--- TASK DIRECTIONS ---
Please, without the pictures, retype exactly the lines from the start of the material through the line that holds "243, 226, 213, 198, 188, 179]".

Figure scripts

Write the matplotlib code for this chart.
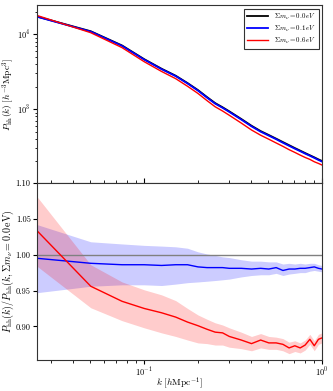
import matplotlib
matplotlib.use("Agg")
import matplotlib.pyplot as plt
import numpy as np

plt.rcParams['font.family'] = ['cmr10', 'DejaVu Serif']
plt.rcParams['mathtext.fontset'] = 'cm'
plt.rcParams['axes.formatter.use_mathtext'] = True
plt.rcParams['axes.unicode_minus'] = False

k = [0.0251, 0.0503, 0.0754, 0.1005, 0.1257, 0.1508, 0.1759, 0.2011, 0.2262, 0.2513,
     0.2765, 0.3016, 0.3519, 0.4021, 0.4524, 0.5027, 0.5529, 0.6032, 0.6535, 0.7037,
     0.7540, 0.8042, 0.8545, 0.9048, 0.9550, 1.0]

P_00 = [17300, 11000, 7100, 4650, 3470, 2800, 2230, 1800, 1450, 1205,
        1060, 935, 740, 600, 509, 451, 403, 363, 330, 302,
        279, 259, 242, 227, 213, 203]
P_01 = [17210, 10870, 7000, 4585, 3418, 2761, 2199, 1769, 1424, 1183,
        1041, 917, 726, 588, 499, 442, 396, 355, 323, 296,
        274, 254, 238, 223, 209, 199]
P_06 = [17880, 10516, 6639, 4301, 3189, 2556, 2020, 1622, 1299, 1075,
        944, 828, 652, 526, 448, 396, 353, 318, 287, 264,
        243, 226, 213, 198, 188, 179]

ratio_01 = [0.995, 0.988, 0.986, 0.986, 0.985, 0.986, 0.986, 0.983, 0.982, 0.982,
            0.982, 0.981, 0.981, 0.980, 0.981, 0.980, 0.982, 0.978, 0.980, 0.980,
            0.981, 0.981, 0.982, 0.983, 0.981, 0.980]
ratio_01_hi = [1.042, 1.018, 1.015, 1.013, 1.012, 1.011, 1.009, 1.004, 1.001, 0.999,
               0.997, 0.996, 0.993, 0.991, 0.991, 0.990, 0.990, 0.987, 0.988, 0.987,
               0.988, 0.987, 0.988, 0.988, 0.986, 0.985]
ratio_01_lo = [0.947, 0.956, 0.958, 0.958, 0.957, 0.959, 0.961, 0.962, 0.963, 0.964,
               0.965, 0.966, 0.969, 0.971, 0.972, 0.972, 0.974, 0.971, 0.973, 0.974,
               0.975, 0.975, 0.977, 0.978, 0.977, 0.976]

ratio_06 = [1.0335, 0.956, 0.935, 0.925, 0.919, 0.913, 0.906, 0.901, 0.896, 0.892,
            0.891, 0.886, 0.881, 0.876, 0.881, 0.877, 0.877, 0.875, 0.870, 0.873,
            0.870, 0.874, 0.882, 0.873, 0.882, 0.884]
ratio_06_hi = [1.081, 0.986, 0.962, 0.951, 0.944, 0.936, 0.925, 0.916, 0.910, 0.905,
               0.902, 0.898, 0.892, 0.886, 0.890, 0.886, 0.885, 0.883, 0.878, 0.880,
               0.877, 0.881, 0.889, 0.880, 0.889, 0.891]
ratio_06_lo = [0.984, 0.926, 0.908, 0.898, 0.891, 0.886, 0.881, 0.877, 0.876, 0.874,
               0.874, 0.871, 0.869, 0.866, 0.870, 0.868, 0.868, 0.866, 0.862, 0.865,
               0.863, 0.867, 0.875, 0.866, 0.875, 0.877]

labels = [r'$\Sigma m_\nu = 0.0\, eV$', r'$\Sigma m_\nu = 0.1\, eV$', r'$\Sigma m_\nu = 0.6\, eV$']

fig = plt.figure(figsize=(3.33, 3.91), dpi=100)
ax1 = fig.add_axes([0.111, 0.532, 0.856, 0.455])
ax2 = fig.add_axes([0.111, 0.079, 0.856, 0.453], sharex=ax1)

ax1.plot(k, P_00, color='black', lw=1.3, label=labels[0])
ax1.plot(k, P_01, color='blue', lw=1.3, label=labels[1])
ax1.plot(k, P_06, color='red', lw=1.0, label=labels[2])
ax1.set_xscale('log')
ax1.set_yscale('log')
ax1.set_ylim(103, 24600)
ax1.set_xlim(0.0251, 1.0)
ax1.set_ylabel(r'$P_{\rm hh}(k)\ [h^{-3}{\rm Mpc}^3]$', fontsize=6.8)
ax1.yaxis.set_label_coords(-0.072, 0.5)
ax1.tick_params(axis='x', which='both', direction='in', labelbottom=False)
ax1.tick_params(axis='y', labelsize=6, pad=1.5, length=3)
ax1.tick_params(axis='y', which='minor', length=1.8)
leg = ax1.legend(loc='upper right', fontsize=5, fancybox=False, edgecolor='black',
                 handlelength=3.0, borderpad=0.4, labelspacing=0.3)
leg.get_frame().set_linewidth(0.8)

ax2.fill_between(k, ratio_01_lo, ratio_01_hi, color='blue', alpha=0.2, lw=0)
ax2.fill_between(k, ratio_06_lo, ratio_06_hi, color='red', alpha=0.2, lw=0)
ax2.axhline(1.0, color='gray', lw=1.0)
ax2.plot(k, ratio_01, color='blue', lw=1.0)
ax2.plot(k, ratio_06, color='red', lw=1.0)
ax2.set_ylim(0.853, 1.10)
ax2.set_yticks([0.90, 0.95, 1.00, 1.05, 1.10])
ax2.set_yticklabels(['0.90', '0.95', '1.00', '1.05', '1.10'])
ax2.set_xlim(0.0251, 1.0)
ax2.set_xlabel(r'$k\ [h{\rm Mpc}^{-1}]$', fontsize=6.8)
ax2.xaxis.set_label_coords(0.5, -0.085)
ax2.set_ylabel(r'$P_{\rm hh}(k)/P_{\rm hh}(k,\Sigma m_\nu=0.0\,{\rm eV})$', fontsize=7.2)
ax2.yaxis.set_label_coords(-0.074, 0.5)
ax2.tick_params(labelsize=6, pad=1.5, length=3)
ax2.tick_params(which='minor', length=1.8)

for ax in (ax1, ax2):
    for s in ax.spines.values():
        s.set_color('#333333')

fig.savefig('out.png', dpi=100)
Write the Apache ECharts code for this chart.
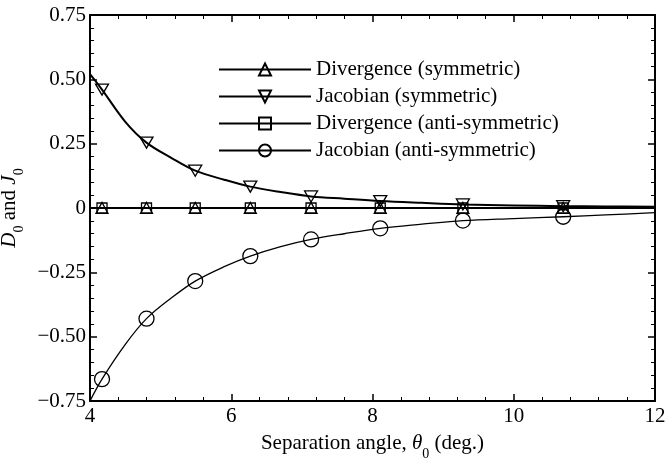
<!DOCTYPE html>
<html>
<head>
<meta charset="utf-8">
<script src="https://cdn.jsdelivr.net/npm/echarts@6/dist/echarts.min.js"></script>
<style>
  html, body { margin: 0; padding: 0; background: #fff; }
  #chart { width: 668px; height: 459px; }
</style>
</head>
<body>
<div id="chart"></div>
<script>
// Separation angles where the computed values are marked
const markAngles = [4.17, 4.8, 5.49, 6.27, 7.13, 8.11, 9.28, 10.7];

// Divergence is zero in both configurations
const divSymmetric = [0, 0, 0, 0, 0, 0, 0, 0];
const divAntiSymmetric = [0, 0, 0, 0, 0, 0, 0, 0];

// Fitted curves (angles include the marked points)
const curveAngles = [4, 4.17, 4.5, 4.8, 5.15, 5.49, 5.9, 6.27, 6.7, 7.13, 7.6, 8.11, 8.7, 9.28, 10, 10.7, 11.3, 12];
const jacSymmetric = [0.52, 0.46, 0.335, 0.254, 0.195, 0.145, 0.11, 0.083, 0.062, 0.045, 0.036, 0.027, 0.02, 0.014, 0.01, 0.007, 0.006, 0.005];
const jacAntiSymmetric = [-0.75, -0.665, -0.53, -0.43, -0.35, -0.284, -0.228, -0.187, -0.15, -0.122, -0.1, -0.079, -0.063, -0.049, -0.041, -0.034, -0.027, -0.018];

// Axis ticks
const xTicks = [4, 6, 8, 10, 12];
const yTicks = [-0.75, -0.5, -0.25, 0, 0.25, 0.5, 0.75];

const FONT = 'Liberation Serif';
const FS = 21;
const invTriangle = 'path://M0,0L20,0L10,17Z';

function isMark(x) {
  return markAngles.some(m => Math.abs(m - x) < 1e-6);
}

// Build point list: symbols shown only at the marked angles
function curveData(xs, ys) {
  return xs.map((x, i) => isMark(x) ? [x, ys[i]] : { value: [x, ys[i]], symbol: 'none' });
}
function flatData(ys) {
  const pts = [{ value: [4, 0], symbol: 'none' }];
  markAngles.forEach((x, i) => pts.push([x, ys[i]]));
  pts.push({ value: [12, 0], symbol: 'none' });
  return pts;
}

function fmtY(v) {
  if (Math.abs(v) < 1e-9) return '0';
  const s = Math.abs(v).toFixed(2);
  return v < 0 ? '\u2212' + s : s;
}

function lineSeries(name, data, symbol, size, width) {
  return {
    name: name,
    type: 'line',
    data: data,
    symbol: symbol,
    symbolSize: size,
    showSymbol: true,
    smooth: 0.35,
    clip: false,
    z: 3,
    lineStyle: { color: '#000', width: width },
    itemStyle: { color: 'rgba(255,255,255,0)', borderColor: '#000', borderWidth: 1.3 },
    emphasis: { disabled: true }
  };
}

const axisCommon = {
  type: 'value',
  axisLine: { show: true, onZero: false, lineStyle: { color: '#000', width: 2 } },
  axisTick: { show: true, inside: true, length: 7, lineStyle: { color: '#000', width: 1.5 } },
  minorTick: { show: true, splitNumber: 5, length: 4, lineStyle: { color: '#000', width: 1 } },
  splitLine: { show: false },
  minorSplitLine: { show: false }
};

const nameRich = {
  i: { fontFamily: FONT, fontSize: FS, fontStyle: 'italic', color: '#000', lineHeight: 24 },
  s: { fontFamily: FONT, fontSize: 14, color: '#000', verticalAlign: 'bottom', lineHeight: 14, padding: [0, 0, -5, 0] }
};

const chart = echarts.init(document.getElementById('chart'), null, { renderer: 'canvas' });

chart.setOption({
  backgroundColor: '#fff',
  animation: false,
  grid: { left: 90, right: 13, top: 15, bottom: 58, containLabel: false, outerBoundsMode: 'none' },
  legend: {
    left: 213,
    top: 54,
    orient: 'vertical',
    itemWidth: 92,
    itemHeight: 15,
    itemGap: 6,
    selectedMode: false,
    textStyle: { fontFamily: FONT, fontSize: FS, color: '#000' },
    data: ['Divergence (symmetric)', 'Jacobian (symmetric)', 'Divergence (anti-symmetric)', 'Jacobian (anti-symmetric)']
  },
  xAxis: [
    Object.assign({}, axisCommon, {
      min: xTicks[0], max: xTicks[xTicks.length - 1], interval: 2,
      position: 'bottom',
      axisLabel: { show: true, margin: 5, color: '#000', fontFamily: FONT, fontSize: FS },
      name: 'Separation angle, {i|θ}{s|0} (deg.)',
      nameLocation: 'middle',
      nameGap: 30,
      nameTextStyle: { fontFamily: FONT, fontSize: FS, color: '#000', lineHeight: 24, rich: nameRich }
    }),
    Object.assign({}, axisCommon, {
      min: xTicks[0], max: xTicks[xTicks.length - 1], interval: 2,
      position: 'top',
      axisLabel: { show: false }
    })
  ],
  yAxis: [
    Object.assign({}, axisCommon, {
      min: yTicks[0], max: yTicks[yTicks.length - 1], interval: 0.25,
      position: 'left',
      axisLabel: { show: true, margin: 4, color: '#000', fontFamily: FONT, fontSize: FS, formatter: fmtY },
      name: '{i|D}{s|0} and {i|J}{s|0}',
      nameLocation: 'middle',
      nameGap: 54,
      nameRotate: 90,
      nameTextStyle: { fontFamily: FONT, fontSize: FS, color: '#000', lineHeight: 24, rich: nameRich }
    }),
    Object.assign({}, axisCommon, {
      min: yTicks[0], max: yTicks[yTicks.length - 1], interval: 0.25,
      position: 'right',
      axisLabel: { show: false }
    })
  ],
  series: [
    lineSeries('Divergence (symmetric)', flatData(divSymmetric), 'triangle', [12, 11], 2),
    lineSeries('Jacobian (symmetric)', curveData(curveAngles, jacSymmetric), invTriangle, [13, 11], 2),
    lineSeries('Divergence (anti-symmetric)', flatData(divAntiSymmetric), 'rect', [10, 10], 1.3),
    lineSeries('Jacobian (anti-symmetric)', curveData(curveAngles, jacAntiSymmetric), 'circle', 15, 1.3)
  ]
});
</script>
</body>
</html>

--- ANSWER IN FULL ---
Write the matplotlib code for this chart.
import matplotlib
matplotlib.use("Agg")
import matplotlib.pyplot as plt
import numpy as np

plt.rcParams['font.family'] = ['cmr10', 'DejaVu Serif']
plt.rcParams['mathtext.fontset'] = 'cm'
plt.rcParams['axes.formatter.use_mathtext'] = True
plt.rcParams['axes.unicode_minus'] = False

k = [0.0251, 0.0503, 0.0754, 0.1005, 0.1257, 0.1508, 0.1759, 0.2011, 0.2262, 0.2513,
     0.2765, 0.3016, 0.3519, 0.4021, 0.4524, 0.5027, 0.5529, 0.6032, 0.6535, 0.7037,
     0.7540, 0.8042, 0.8545, 0.9048, 0.9550, 1.0]

P_00 = [17300, 11000, 7100, 4650, 3470, 2800, 2230, 1800, 1450, 1205,
        1060, 935, 740, 600, 509, 451, 403, 363, 330, 302,
        279, 259, 242, 227, 213, 203]
P_01 = [17210, 10870, 7000, 4585, 3418, 2761, 2199, 1769, 1424, 1183,
        1041, 917, 726, 588, 499, 442, 396, 355, 323, 296,
        274, 254, 238, 223, 209, 199]
P_06 = [17880, 10516, 6639, 4301, 3189, 2556, 2020, 1622, 1299, 1075,
        944, 828, 652, 526, 448, 396, 353, 318, 287, 264,
        243, 226, 213, 198, 188, 179]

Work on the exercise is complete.